We first got word of the upcoming Panasonic cameras, the UX90 and UX180, back in April of this year. At the time, we remarked that Panasonic went from having no 4K cameras just a few short years ago to updating nearly its entire line of cameras with new models featuring some form of 4K capture. With news of the UX90 and UX180, it seemed that Panasonic, as well as other manufacturers, had all tiers of the market covered for 4K acquisition, from the high-end to the low-budget and everywhere in between for all manner of professionals.
Over the past few years, 4K capture has gone from a premium capability to something of a commodity feature. This fact is highlighted by the change in pricing for the Panasonic UX90 and UX180. At the time of the initial press release in April, the cameras were slated to retail for around $4000 for the UX180 and $3000 for the UX90 for a tentative release this fall. Just a few short months later, it seems Panasonic has cut the prices of these cameras, the more significant cut being for the UX90.
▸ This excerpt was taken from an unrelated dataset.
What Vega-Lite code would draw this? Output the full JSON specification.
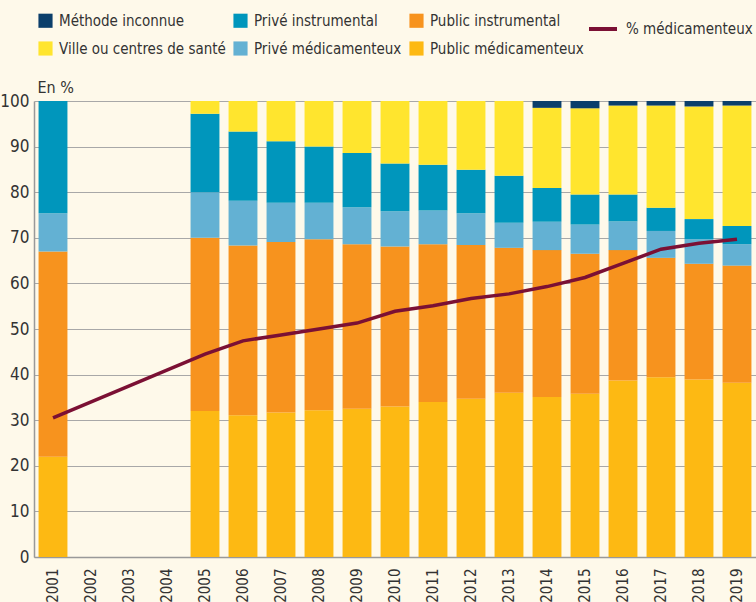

The UX90 will be available this November for $2,295, nearly 25% less than its initially announced pricing. The UX180 will follow in December for $3,795 (a more modest price cut of around 5%). Of course, we can't pin too much relevance to these adjustments, yet pre-release price cuts may point to the high level of competition in the market, especially at that sub-$2500 price point.
For those in the market for a fixed lens 4K camcorder, the new UX90 and UX180 will both feature a Leica Dicomar "4k compact lens," according to Panasonic, that goes to 24mm (equivalent FF 35mm FOV) and a 1-inch MOS sensor, variable frame rate recording in HD mode, optical image stabilization, "very intelligent" auto focus and more.
Zoom range differentiates the cameras, as the UX90 will feature 15x optical zoom to the UX180's 20x (480mm equivalent FF 35mm FOV). In addition, the UX180 can record 4K at 24 fps (17:9) and UHD at 60 fps, while the UX90 only records UHD at 30 fps. The UX180 also features 120 fps recording in HD, infrared night shooting and 3G-SDI/HDMI output. Rounding out the differences, the UX180 allows for dual codec recording (UHD2/FHD or FHD 100 Mbps+/FHD 8 Mbps) to support a sub-file proxy editing workflow, as well as the inclusion of "16-axis color correction" and other professional image adjustment options for granular control of image in camera.
It will be interesting to see whether Panasonic users opt for the UX90 or UX180. While the two cameras are at different price points, there's enough feature overlap that the UX90 may be a perfectly fine run-and-gun option, especially if 4K 24 fps is not needed. But, those considering these cameras for cinema, as opposed to news gathering/doc work, may opt for spend a more for the UX180 or, perhaps, one of the many other options currently on the market.